Fees for overdraft services present a variety of risks for banks, but the goal of regulators is to make the fees more friendly to consumers, not to eliminate them, Acting Comptroller of the Currency Michael Hsu said today. Speaking at an economic conference in Washington, D.C., Hsu didn’t label overdraft fees “junk fees,” unlike President Joe Biden and Consumer Financial Protection Bureau Director Rohit Chopra in recent remarks. But he reiterated his belief that many banks should “update” their overdraft protection programs.
Overdraft fees can present regulatory risks, but “not all overdraft practices are equally risky, so some precision here is warranted,” Hsu said. One risky practice identified by Hsu was assessing overdraft fees on debit card transactions authorized when a consumer’s available balance is positive but later posts to the account when the available balance is negative, commonly known as “authorize positive, settle negative.” Another is the practice of charging multiple non-sufficient funds fees when a transaction is presented multiple times against insufficient funds in the customer’s account.

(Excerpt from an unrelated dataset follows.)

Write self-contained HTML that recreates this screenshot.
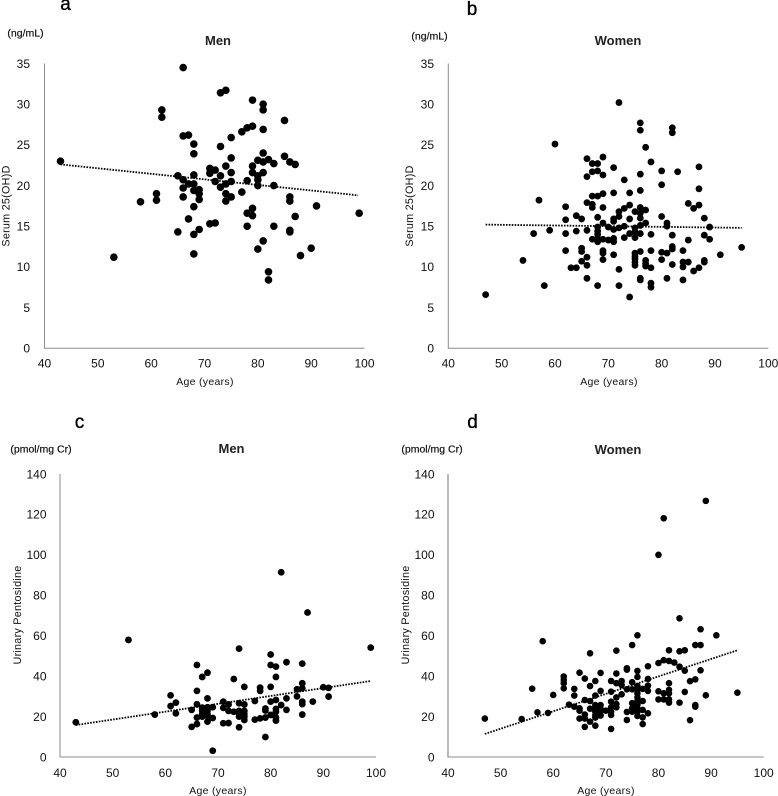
<!DOCTYPE html>
<html lang="en">
<head>
<meta charset="utf-8">
<title>Serum 25(OH)D and urinary pentosidine by age</title>
<style>
html,body{margin:0;padding:0;background:#fff;width:778px;height:796px;overflow:hidden}
svg{display:block;font-family:"Liberation Sans","Noto Sans CJK JP",sans-serif;fill:#111}
</style>
</head>
<body>
<svg id="figure" width="778" height="796" viewBox="0 0 778 796" xmlns="http://www.w3.org/2000/svg"></svg>
<script>
var xTicks = [40, 50, 60, 70, 80, 90, 100];
var vitdTicks = [0, 5, 10, 15, 20, 25, 30, 35];
var pentoTicks = [0, 20, 40, 60, 80, 100, 120, 140];

var agesA = [43,66,73,74,62,62,79,81,81,85,81,79,78,77,75,66,67,68,68,73,81,80,81,82,83,85,86,87,79,74,75,71,72,71,75,79,81,73,65,68,80,80,78,72,75,80,83,74,66,67,68,73,66,68,69,77,61,74,75,74,61,58,66,69,69,86,86,91,68,79,78,79,87,99,67,71,72,78,83,65,69,68,86,86,81,80,90,68,88,53,82,82];
var valuesA = [23.0,34.5,31.4,31.7,29.3,28.4,30.5,30.0,29.3,28.0,26.9,27.3,27.1,26.6,25.9,26.1,26.2,25.1,23.9,24.8,24.0,23.1,22.9,23.2,22.7,23.6,22.9,22.6,22.4,22.4,23.4,22.1,21.9,21.5,21.6,21.6,21.6,21.2,21.2,21.3,21.2,20.7,20.6,20.5,20.5,20.0,20.0,20.2,20.7,20.2,20.2,19.8,19.7,19.4,19.5,19.2,19.0,19.0,18.6,18.1,18.2,18.0,18.6,18.3,19.0,18.6,18.1,17.5,17.4,17.2,16.6,16.3,16.2,16.6,15.9,15.3,15.4,15.0,15.0,14.3,14.6,14.0,14.5,14.3,13.2,12.2,12.3,11.6,11.4,11.2,9.4,8.4];
var trendAgesA = [43, 98.8];
var trendValuesA = [22.6, 18.8];

var agesB = [72,76,76,82,82,60,77,78,69,66,67,68,71,87,80,83,67,68,69,76,66,73,80,87,76,71,74,69,67,68,57,62,66,67,67,69,74,73,72,76,77,75,76,85,87,86,64,65,62,68,72,71,71,74,80,88,76,77,81,69,76,73,70,72,71,75,81,89,68,68,66,59,64,56,62,68,74,75,76,78,82,88,67,68,69,68,70,71,71,73,75,85,89,62,65,65,69,69,71,82,82,78,76,75,75,80,81,84,91,95,66,54,69,65,75,75,75,80,77,77,77,66,82,84,84,85,88,88,87,63,64,78,72,86,66,76,76,81,84,78,78,58,68,72,74,47];
var valuesB = [30.2,27.7,26.8,27.1,26.5,25.1,24.7,22.9,23.5,23.3,22.7,22.7,22.2,22.3,21.8,21.7,21.7,21.8,21.3,21.4,21.1,20.7,20.1,19.6,19.4,19.1,19.1,19.0,18.7,18.7,18.2,17.4,17.9,17.7,17.3,17.3,17.6,17.2,16.8,17.3,17.0,16.8,16.6,17.8,17.6,17.2,16.3,15.9,15.8,16.1,16.2,15.9,15.6,15.9,16.2,16.0,16.0,15.4,15.4,15.4,15.1,15.0,14.9,14.8,14.6,14.8,15.0,14.9,14.9,14.4,14.5,14.5,14.4,14.1,14.1,14.0,14.1,14.3,14.1,14.0,13.9,13.9,13.4,13.5,13.4,13.1,13.3,13.5,13.1,13.6,13.6,13.3,13.4,12.0,12.3,11.9,12.0,11.7,11.5,12.5,12.2,12.0,11.9,11.7,11.3,11.8,11.7,12.0,11.5,12.4,11.2,10.8,10.9,10.7,11.0,10.6,10.2,10.9,10.8,10.4,10.1,10.2,10.3,10.6,10.0,10.6,10.8,10.6,9.9,9.9,9.9,9.9,9.7,9.5,8.6,8.6,8.4,8.6,8.4,8.0,7.5,7.7,7.7,7.7,6.3,6.6];
var trendAgesB = [47, 95];
var trendValuesB = [15.2, 14.8];

var agesC = [82,87,53,99,74,80,83,86,66,80,81,68,67,81,73,86,75,78,78,80,85,86,90,91,66,61,85,91,68,83,81,77,80,71,88,86,86,62,74,66,72,75,82,61,67,68,69,71,65,67,68,79,79,81,83,72,73,74,75,81,62,67,68,74,75,80,58,86,66,67,68,69,74,75,79,78,77,75,81,81,68,66,71,72,43,65,74,79,69];
var valuesC = [91.4,71.5,57.9,54.1,53.6,50.7,46.9,46.2,45.5,45.5,44.7,41.7,39.6,39.6,38.6,36.5,34.7,34.3,32.7,34.7,33.5,34.0,34.5,34.2,32.7,30.5,30.0,29.9,29.0,29.0,28.2,27.7,27.4,27.4,27.4,27.4,26.2,26.9,26.6,26.1,26.0,26.0,25.7,25.2,24.4,24.6,24.6,24.3,23.3,23.0,23.0,24.0,23.0,23.8,23.3,22.8,22.4,22.8,22.8,22.4,21.6,21.3,21.3,21.6,21.3,20.8,21.0,21.0,19.5,20.0,20.3,19.3,20.0,20.0,19.5,19.1,18.5,18.3,19.5,18.0,17.5,16.3,16.7,16.8,17.2,14.9,14.7,9.9,3.1];
var trendAgesC = [43, 99];
var trendValuesC = [15.8, 37.6];

var agesD = [89,81,80,84,88,91,76,58,75,87,88,67,72,82,84,85,80,81,82,83,78,84,85,88,74,74,76,65,69,72,62,76,62,66,78,87,62,68,71,73,75,86,82,72,73,67,78,76,56,62,64,74,75,77,76,69,71,78,80,82,85,95,73,76,81,82,60,64,68,89,72,76,80,81,82,66,67,71,76,77,75,82,84,63,64,68,69,72,87,87,76,65,67,68,69,71,72,75,76,65,68,69,70,71,74,75,76,77,57,59,78,66,68,69,71,76,77,47,54,65,66,68,67,74,86,77,68,66,71];
var valuesD = [126.7,118.1,100,68.6,63.2,60.2,60.2,57.3,55.4,55.4,55.4,51.3,52.6,52.8,52.3,52.8,46.5,47.9,47.5,46.7,44.9,44.7,42.7,42.9,43.9,43.2,42.6,41.7,41.6,41.3,39.8,39.6,38.1,38.8,38.6,38.4,36.5,37.6,37.6,37.6,37.0,37.5,36.5,36.5,35.6,35.1,35.3,35.1,33.8,34.0,33.7,33.5,33.5,33.7,33.5,32.7,32.3,32.7,32.5,33.2,32.2,31.8,31.0,31.5,31.5,31.5,30.7,30.4,30.4,30.5,29.5,29.5,28.5,28.5,28.5,28.2,27.7,27.4,27.7,27.7,26.6,26.9,26.9,25.9,24.9,25.7,25.7,26.2,25.7,24.9,25.9,24.1,23.9,24.1,23.8,24.6,24.6,24.1,24.1,22.9,22.4,22.4,22.9,22.4,22.3,22.4,22.3,23.3,22.1,21.8,21.6,21.0,20.8,20.5,20.8,20.3,19.6,19.0,18.8,19.0,19.0,19.5,17.5,18.3,18.2,16.3,15.5,14.9,13.9];
var trendAgesD = [47, 95];
var trendValuesD = [11.4, 52.8];

var NS = 'http://www.w3.org/2000/svg';
var svg = document.getElementById('figure');

function make(tag, attrs, text) {
  var el = document.createElementNS(NS, tag);
  for (var k in attrs) el.setAttribute(k, attrs[k]);
  if (text !== undefined) el.textContent = text;
  return el;
}

function addLabel(parent, name, text, attrs) {
  var el = make('text', attrs, text);
  
  
  parent.appendChild(el);
  return el;
}

function drawPanel(p) {
  var g = make('g', {});
  
  
  svg.appendChild(g);

  var xMin = xTicks[0], xMax = xTicks[xTicks.length - 1];
  var yMax = p.yTicks[p.yTicks.length - 1];
  function sx(v) { return p.left + (v - xMin) / (xMax - xMin) * (p.right - p.left); }
  function sy(v) { return p.bottom - v / yMax * (p.bottom - p.top); }

  var yAxis = make('line', { x1: p.left, x2: p.left, y1: p.top, y2: p.bottom, stroke: p.yAxisColor, 'stroke-width': p.yAxisWidth });
  
  
  g.appendChild(yAxis);

  var xAxis = make('line', { x1: p.left - 0.5, x2: p.right, y1: p.bottom, y2: p.bottom, stroke: '#8c8c8c', 'stroke-width': 1 });
  
  
  g.appendChild(xAxis);

  p.yTicks.forEach(function (t) {
    addLabel(g, 'y-tick-label', String(t), { x: p.yTickX, y: sy(t) + 4.3, 'text-anchor': 'end', 'font-size': 12, fill: '#111' });
  });
  xTicks.forEach(function (t) {
    addLabel(g, 'x-tick-label', String(t), { x: sx(t), y: p.xTickY, 'text-anchor': 'middle', 'font-size': 12, fill: '#111' });
  });

  p.ages.forEach(function (age, i) {
    var dot = make('circle', { cx: sx(age), cy: sy(p.values[i]), r: p.radius, fill: '#000' });
    
    
    g.appendChild(dot);
  });

  var trend = make('line', {
    x1: sx(p.trendAges[0]), y1: sy(p.trendValues[0]),
    x2: sx(p.trendAges[1]), y2: sy(p.trendValues[1]),
    stroke: '#000', 'stroke-width': 1.8, 'stroke-dasharray': '1.6 1.3'
  });
  
  
  g.appendChild(trend);

  addLabel(g, 'panel-letter', p.letter, { x: p.letterX, y: p.letterY, 'text-anchor': 'middle', 'font-size': 19, fill: '#000', stroke: '#000', 'stroke-width': 0.35 });
  addLabel(g, 'unit-label', p.unit, { x: p.unitX, y: p.unitY, 'text-anchor': 'middle', 'font-size': 10.5, fill: '#111', stroke: '#111', 'stroke-width': 0.2 });
  addLabel(g, 'chart-title', p.title, { x: p.titleX, y: p.titleY, 'text-anchor': 'middle', 'font-size': 13, 'font-weight': 'bold', fill: '#222' });
  addLabel(g, 'x-axis-title', 'Age (years)', { x: p.xTitleX, y: p.xTitleY, 'text-anchor': 'middle', 'font-size': 10.5, 'letter-spacing': '0.3', fill: '#111' });
  addLabel(g, 'y-axis-title', p.yTitle, {
    x: 0, y: 0, 'text-anchor': 'middle', 'font-size': 10.8, 'letter-spacing': '0.25', fill: '#111',
    transform: 'translate(' + p.yTitleX + ',' + p.yTitleY + ') rotate(-90)'
  });
}

drawPanel({
  letter: 'a', title: 'Men', unit: '(ng/mL)', yTitle: 'Serum 25(OH)D', yTicks: vitdTicks,
  ages: agesA, values: valuesA, trendAges: trendAgesA, trendValues: trendValuesA,
  left: 44.5, right: 364.5, top: 63.5, bottom: 348.3, radius: 3.8,
  yAxisColor: '#8c8c8c', yAxisWidth: 1,
  yTickX: 30, xTickY: 367.5, letterX: 65.5, letterY: 10,
  unitX: 25.5, unitY: 36.5, titleX: 218, titleY: 45,
  xTitleX: 205, xTitleY: 385, yTitleX: 9.5, yTitleY: 206
});
drawPanel({
  letter: 'b', title: 'Women', unit: '(ng/mL)', yTitle: 'Serum 25(OH)D', yTicks: vitdTicks,
  ages: agesB, values: valuesB, trendAges: trendAgesB, trendValues: trendValuesB,
  left: 448.3, right: 768.3, top: 63.5, bottom: 348.3, radius: 3.4,
  yAxisColor: '#8c8c8c', yAxisWidth: 1,
  yTickX: 434, xTickY: 367.5, letterX: 472, letterY: 15,
  unitX: 429.5, unitY: 39.5, titleX: 618, titleY: 45,
  xTitleX: 609, xTitleY: 385, yTitleX: 413, yTitleY: 206
});
drawPanel({
  letter: 'c', title: 'Men', unit: '(pmol/mg Cr)', yTitle: 'Urinary Pentosidine', yTicks: pentoTicks,
  ages: agesC, values: valuesC, trendAges: trendAgesC, trendValues: trendValuesC,
  left: 60, right: 376, top: 474, bottom: 757, radius: 3.4,
  yAxisColor: '#8c8c8c', yAxisWidth: 1,
  yTickX: 46.5, xTickY: 777, letterX: 79.5, letterY: 428,
  unitX: 41, unitY: 452.5, titleX: 231.5, titleY: 453,
  xTitleX: 218, xTitleY: 794, yTitleX: 21, yTitleY: 615
});
drawPanel({
  letter: 'd', title: 'Women', unit: '(pmol/mg Cr)', yTitle: 'Urinary Pentosidine', yTicks: pentoTicks,
  ages: agesD, values: valuesD, trendAges: trendAgesD, trendValues: trendValuesD,
  left: 448, right: 763.7, top: 474, bottom: 757, radius: 3.3,
  yAxisColor: '#b8b8b8', yAxisWidth: 2,
  yTickX: 434.5, xTickY: 777, letterX: 472.5, letterY: 428,
  unitX: 432, unitY: 452.5, titleX: 618, titleY: 454,
  xTitleX: 606, xTitleY: 794, yTitleX: 409, yTitleY: 615
});
</script>
</body>
</html>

Hsu also cited a third potential risk: overdraft programs with no limits on the cumulative fees that may be assessed. “A high limit, or a lack of a limit, on the number of overdraft and NSF fees that can be charged in a single day has contributed to determinations that banks’ overdraft protection programs as a whole were unfair,” he said.
Still, Hsu said the goal of regulators isn’t to force banks to stop offering overdraft protection. “Many customers tell their banks, as well as groups that have studied overdraft practices, that this banking service helps them meet payments when they come due,” he said. “What we are all trying to do is improve the fairness of these programs by making them more pro-consumer, not to eliminate them. More fairness means more financially healthy communities, which means more trust in banking.”